> Goal
Pictures aside, write out every record exactly as it appears.

== Entries ==

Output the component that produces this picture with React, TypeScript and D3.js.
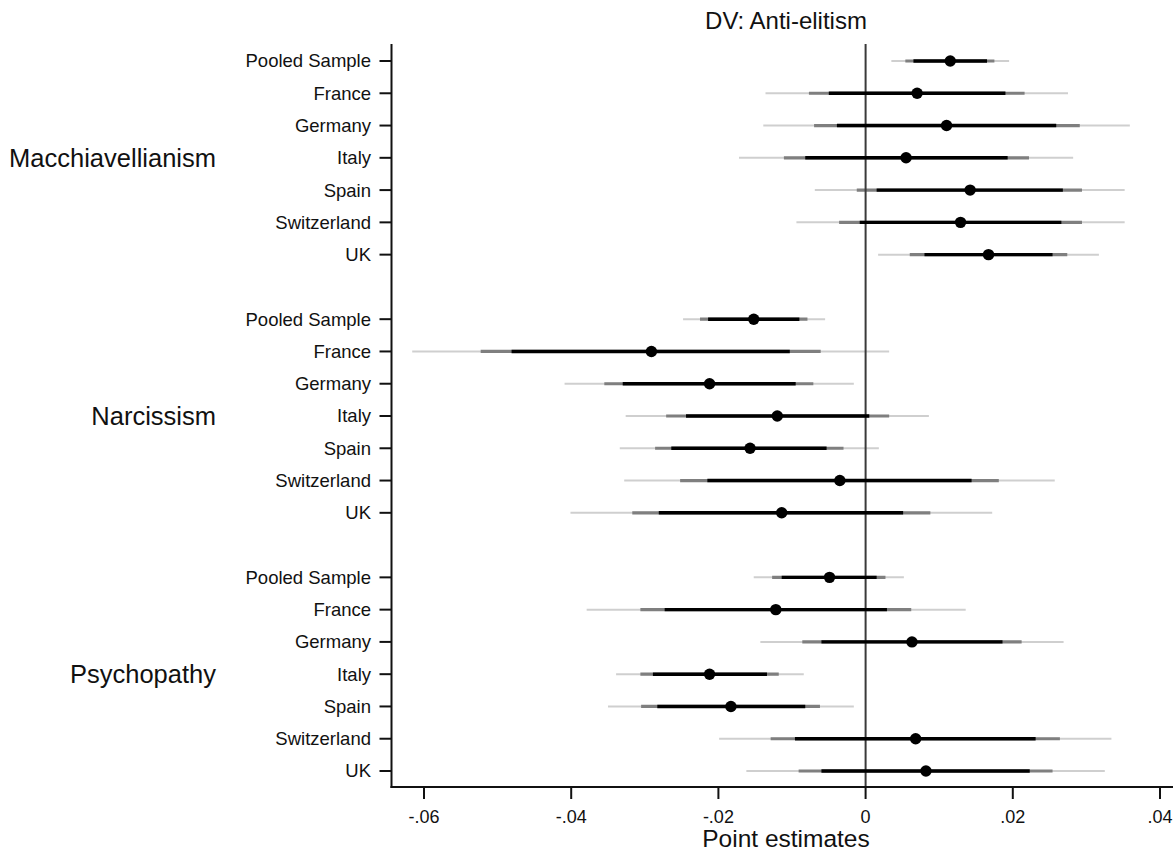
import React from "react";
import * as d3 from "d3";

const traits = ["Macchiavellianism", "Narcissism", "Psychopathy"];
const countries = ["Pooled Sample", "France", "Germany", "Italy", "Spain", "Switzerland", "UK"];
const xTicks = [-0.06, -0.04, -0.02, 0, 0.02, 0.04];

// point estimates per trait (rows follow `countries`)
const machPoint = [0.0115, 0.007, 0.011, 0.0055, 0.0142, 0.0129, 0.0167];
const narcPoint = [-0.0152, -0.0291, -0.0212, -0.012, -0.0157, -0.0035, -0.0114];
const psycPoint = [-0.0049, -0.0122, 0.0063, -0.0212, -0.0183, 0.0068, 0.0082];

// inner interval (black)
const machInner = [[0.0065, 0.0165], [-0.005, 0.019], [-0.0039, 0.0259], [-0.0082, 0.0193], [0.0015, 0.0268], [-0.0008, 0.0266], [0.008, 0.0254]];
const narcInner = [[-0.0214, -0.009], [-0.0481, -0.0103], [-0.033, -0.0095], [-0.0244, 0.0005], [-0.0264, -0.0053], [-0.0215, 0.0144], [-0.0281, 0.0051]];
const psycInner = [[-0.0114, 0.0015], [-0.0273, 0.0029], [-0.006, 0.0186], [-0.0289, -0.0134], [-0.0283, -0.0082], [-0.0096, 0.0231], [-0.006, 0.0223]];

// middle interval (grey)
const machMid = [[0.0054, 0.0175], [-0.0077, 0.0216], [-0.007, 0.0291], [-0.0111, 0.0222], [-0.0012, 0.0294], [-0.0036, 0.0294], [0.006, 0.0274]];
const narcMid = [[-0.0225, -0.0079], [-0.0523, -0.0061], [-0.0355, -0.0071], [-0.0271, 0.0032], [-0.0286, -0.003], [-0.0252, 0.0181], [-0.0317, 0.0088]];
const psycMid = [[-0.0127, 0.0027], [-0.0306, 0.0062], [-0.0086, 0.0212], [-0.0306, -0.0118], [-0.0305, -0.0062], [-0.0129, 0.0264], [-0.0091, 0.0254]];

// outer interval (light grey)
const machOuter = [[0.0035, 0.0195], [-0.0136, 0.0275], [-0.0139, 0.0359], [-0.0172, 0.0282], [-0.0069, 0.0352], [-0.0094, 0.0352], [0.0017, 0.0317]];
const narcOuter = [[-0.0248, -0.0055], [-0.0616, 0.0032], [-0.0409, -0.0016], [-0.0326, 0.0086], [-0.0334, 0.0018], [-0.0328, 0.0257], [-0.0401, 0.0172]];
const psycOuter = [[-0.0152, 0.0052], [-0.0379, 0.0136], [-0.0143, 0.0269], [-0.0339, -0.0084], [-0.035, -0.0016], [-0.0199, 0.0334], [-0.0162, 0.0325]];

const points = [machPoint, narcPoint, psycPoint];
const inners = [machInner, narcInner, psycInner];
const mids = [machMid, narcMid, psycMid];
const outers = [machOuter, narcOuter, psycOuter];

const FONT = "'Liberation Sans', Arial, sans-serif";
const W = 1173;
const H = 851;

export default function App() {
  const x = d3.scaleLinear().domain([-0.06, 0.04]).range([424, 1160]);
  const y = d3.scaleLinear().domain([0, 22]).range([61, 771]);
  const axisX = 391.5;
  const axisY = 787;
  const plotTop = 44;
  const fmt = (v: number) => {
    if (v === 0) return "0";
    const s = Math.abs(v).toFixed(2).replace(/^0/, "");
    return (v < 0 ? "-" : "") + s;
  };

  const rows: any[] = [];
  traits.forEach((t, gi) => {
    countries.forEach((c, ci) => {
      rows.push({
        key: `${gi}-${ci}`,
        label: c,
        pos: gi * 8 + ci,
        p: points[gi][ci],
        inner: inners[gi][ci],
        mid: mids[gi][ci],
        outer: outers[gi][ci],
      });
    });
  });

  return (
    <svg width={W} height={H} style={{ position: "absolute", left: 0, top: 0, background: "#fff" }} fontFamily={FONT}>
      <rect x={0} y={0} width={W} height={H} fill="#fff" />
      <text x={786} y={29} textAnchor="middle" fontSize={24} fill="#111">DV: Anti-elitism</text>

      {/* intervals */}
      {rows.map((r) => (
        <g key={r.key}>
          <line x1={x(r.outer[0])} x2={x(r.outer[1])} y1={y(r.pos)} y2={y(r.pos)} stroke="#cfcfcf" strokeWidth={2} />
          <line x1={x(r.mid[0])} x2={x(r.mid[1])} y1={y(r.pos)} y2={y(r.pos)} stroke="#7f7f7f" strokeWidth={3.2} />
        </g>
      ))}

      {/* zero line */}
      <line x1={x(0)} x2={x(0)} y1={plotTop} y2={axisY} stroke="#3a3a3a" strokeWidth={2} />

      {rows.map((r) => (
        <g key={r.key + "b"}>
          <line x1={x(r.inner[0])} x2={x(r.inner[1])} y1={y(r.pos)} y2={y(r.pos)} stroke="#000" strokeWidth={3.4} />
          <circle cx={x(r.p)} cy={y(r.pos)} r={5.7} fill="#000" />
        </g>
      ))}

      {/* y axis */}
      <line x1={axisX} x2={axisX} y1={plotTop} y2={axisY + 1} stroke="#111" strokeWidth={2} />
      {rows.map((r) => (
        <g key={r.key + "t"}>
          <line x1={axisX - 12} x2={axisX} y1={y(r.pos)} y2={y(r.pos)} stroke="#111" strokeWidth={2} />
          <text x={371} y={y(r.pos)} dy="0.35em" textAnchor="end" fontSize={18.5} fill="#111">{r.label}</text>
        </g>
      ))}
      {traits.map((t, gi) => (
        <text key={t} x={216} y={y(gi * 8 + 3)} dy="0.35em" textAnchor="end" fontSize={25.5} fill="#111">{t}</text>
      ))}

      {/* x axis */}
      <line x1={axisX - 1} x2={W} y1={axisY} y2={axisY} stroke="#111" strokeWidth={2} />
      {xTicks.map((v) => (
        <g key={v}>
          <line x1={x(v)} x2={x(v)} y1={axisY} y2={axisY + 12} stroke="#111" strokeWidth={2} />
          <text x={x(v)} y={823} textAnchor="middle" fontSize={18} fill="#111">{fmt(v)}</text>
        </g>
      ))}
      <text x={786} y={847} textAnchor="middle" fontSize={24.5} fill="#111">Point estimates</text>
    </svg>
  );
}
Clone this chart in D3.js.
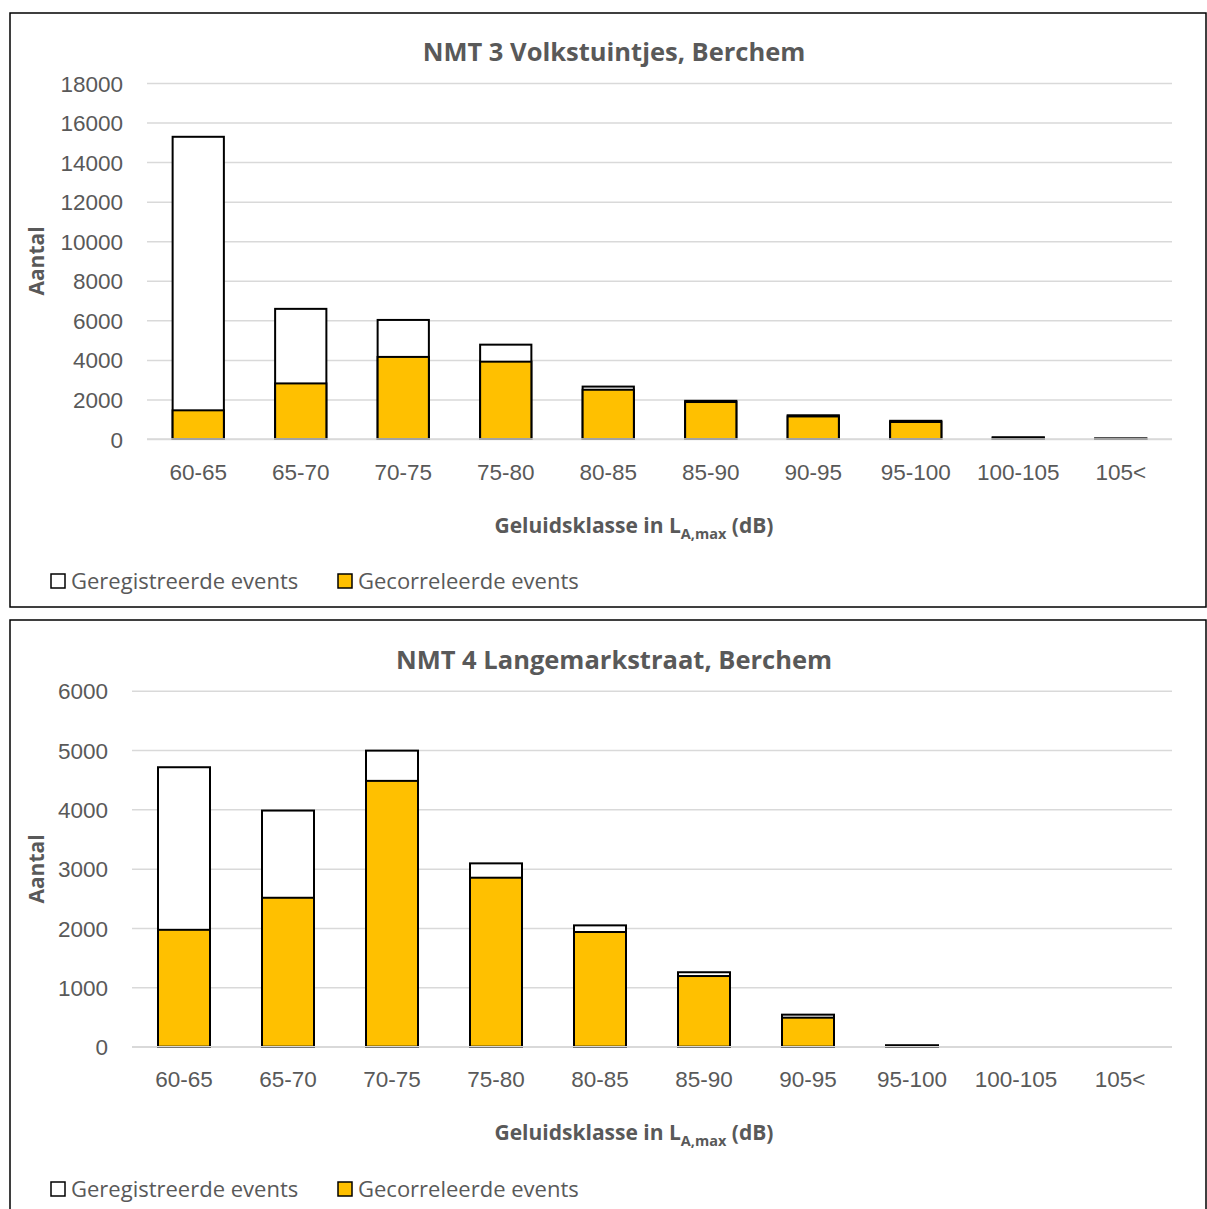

===

> Full solution
Output the component that produces this picture with React, TypeScript and D3.js.
import React from "react";
import * as d3 from "d3";

const traits = ["Macchiavellianism", "Narcissism", "Psychopathy"];
const countries = ["Pooled Sample", "France", "Germany", "Italy", "Spain", "Switzerland", "UK"];
const xTicks = [-0.06, -0.04, -0.02, 0, 0.02, 0.04];

// point estimates per trait (rows follow `countries`)
const machPoint = [0.0115, 0.007, 0.011, 0.0055, 0.0142, 0.0129, 0.0167];
const narcPoint = [-0.0152, -0.0291, -0.0212, -0.012, -0.0157, -0.0035, -0.0114];
const psycPoint = [-0.0049, -0.0122, 0.0063, -0.0212, -0.0183, 0.0068, 0.0082];

// inner interval (black)
const machInner = [[0.0065, 0.0165], [-0.005, 0.019], [-0.0039, 0.0259], [-0.0082, 0.0193], [0.0015, 0.0268], [-0.0008, 0.0266], [0.008, 0.0254]];
const narcInner = [[-0.0214, -0.009], [-0.0481, -0.0103], [-0.033, -0.0095], [-0.0244, 0.0005], [-0.0264, -0.0053], [-0.0215, 0.0144], [-0.0281, 0.0051]];
const psycInner = [[-0.0114, 0.0015], [-0.0273, 0.0029], [-0.006, 0.0186], [-0.0289, -0.0134], [-0.0283, -0.0082], [-0.0096, 0.0231], [-0.006, 0.0223]];

// middle interval (grey)
const machMid = [[0.0054, 0.0175], [-0.0077, 0.0216], [-0.007, 0.0291], [-0.0111, 0.0222], [-0.0012, 0.0294], [-0.0036, 0.0294], [0.006, 0.0274]];
const narcMid = [[-0.0225, -0.0079], [-0.0523, -0.0061], [-0.0355, -0.0071], [-0.0271, 0.0032], [-0.0286, -0.003], [-0.0252, 0.0181], [-0.0317, 0.0088]];
const psycMid = [[-0.0127, 0.0027], [-0.0306, 0.0062], [-0.0086, 0.0212], [-0.0306, -0.0118], [-0.0305, -0.0062], [-0.0129, 0.0264], [-0.0091, 0.0254]];

// outer interval (light grey)
const machOuter = [[0.0035, 0.0195], [-0.0136, 0.0275], [-0.0139, 0.0359], [-0.0172, 0.0282], [-0.0069, 0.0352], [-0.0094, 0.0352], [0.0017, 0.0317]];
const narcOuter = [[-0.0248, -0.0055], [-0.0616, 0.0032], [-0.0409, -0.0016], [-0.0326, 0.0086], [-0.0334, 0.0018], [-0.0328, 0.0257], [-0.0401, 0.0172]];
const psycOuter = [[-0.0152, 0.0052], [-0.0379, 0.0136], [-0.0143, 0.0269], [-0.0339, -0.0084], [-0.035, -0.0016], [-0.0199, 0.0334], [-0.0162, 0.0325]];

const points = [machPoint, narcPoint, psycPoint];
const inners = [machInner, narcInner, psycInner];
const mids = [machMid, narcMid, psycMid];
const outers = [machOuter, narcOuter, psycOuter];

const FONT = "'Liberation Sans', Arial, sans-serif";
const W = 1173;
const H = 851;

export default function App() {
  const x = d3.scaleLinear().domain([-0.06, 0.04]).range([424, 1160]);
  const y = d3.scaleLinear().domain([0, 22]).range([61, 771]);
  const axisX = 391.5;
  const axisY = 787;
  const plotTop = 44;
  const fmt = (v: number) => {
    if (v === 0) return "0";
    const s = Math.abs(v).toFixed(2).replace(/^0/, "");
    return (v < 0 ? "-" : "") + s;
  };

  const rows: any[] = [];
  traits.forEach((t, gi) => {
    countries.forEach((c, ci) => {
      rows.push({
        key: `${gi}-${ci}`,
        label: c,
        pos: gi * 8 + ci,
        p: points[gi][ci],
        inner: inners[gi][ci],
        mid: mids[gi][ci],
        outer: outers[gi][ci],
      });
    });
  });

  return (
    <svg width={W} height={H} style={{ position: "absolute", left: 0, top: 0, background: "#fff" }} fontFamily={FONT}>
      <rect x={0} y={0} width={W} height={H} fill="#fff" />
      <text x={786} y={29} textAnchor="middle" fontSize={24} fill="#111">DV: Anti-elitism</text>

      {/* intervals */}
      {rows.map((r) => (
        <g key={r.key}>
          <line x1={x(r.outer[0])} x2={x(r.outer[1])} y1={y(r.pos)} y2={y(r.pos)} stroke="#cfcfcf" strokeWidth={2} />
          <line x1={x(r.mid[0])} x2={x(r.mid[1])} y1={y(r.pos)} y2={y(r.pos)} stroke="#7f7f7f" strokeWidth={3.2} />
        </g>
      ))}

      {/* zero line */}
      <line x1={x(0)} x2={x(0)} y1={plotTop} y2={axisY} stroke="#3a3a3a" strokeWidth={2} />

      {rows.map((r) => (
        <g key={r.key + "b"}>
          <line x1={x(r.inner[0])} x2={x(r.inner[1])} y1={y(r.pos)} y2={y(r.pos)} stroke="#000" strokeWidth={3.4} />
          <circle cx={x(r.p)} cy={y(r.pos)} r={5.7} fill="#000" />
        </g>
      ))}

      {/* y axis */}
      <line x1={axisX} x2={axisX} y1={plotTop} y2={axisY + 1} stroke="#111" strokeWidth={2} />
      {rows.map((r) => (
        <g key={r.key + "t"}>
          <line x1={axisX - 12} x2={axisX} y1={y(r.pos)} y2={y(r.pos)} stroke="#111" strokeWidth={2} />
          <text x={371} y={y(r.pos)} dy="0.35em" textAnchor="end" fontSize={18.5} fill="#111">{r.label}</text>
        </g>
      ))}
      {traits.map((t, gi) => (
        <text key={t} x={216} y={y(gi * 8 + 3)} dy="0.35em" textAnchor="end" fontSize={25.5} fill="#111">{t}</text>
      ))}

      {/* x axis */}
      <line x1={axisX - 1} x2={W} y1={axisY} y2={axisY} stroke="#111" strokeWidth={2} />
      {xTicks.map((v) => (
        <g key={v}>
          <line x1={x(v)} x2={x(v)} y1={axisY} y2={axisY + 12} stroke="#111" strokeWidth={2} />
          <text x={x(v)} y={823} textAnchor="middle" fontSize={18} fill="#111">{fmt(v)}</text>
        </g>
      ))}
      <text x={786} y={847} textAnchor="middle" fontSize={24.5} fill="#111">Point estimates</text>
    </svg>
  );
}
Clone this chart in D3.js.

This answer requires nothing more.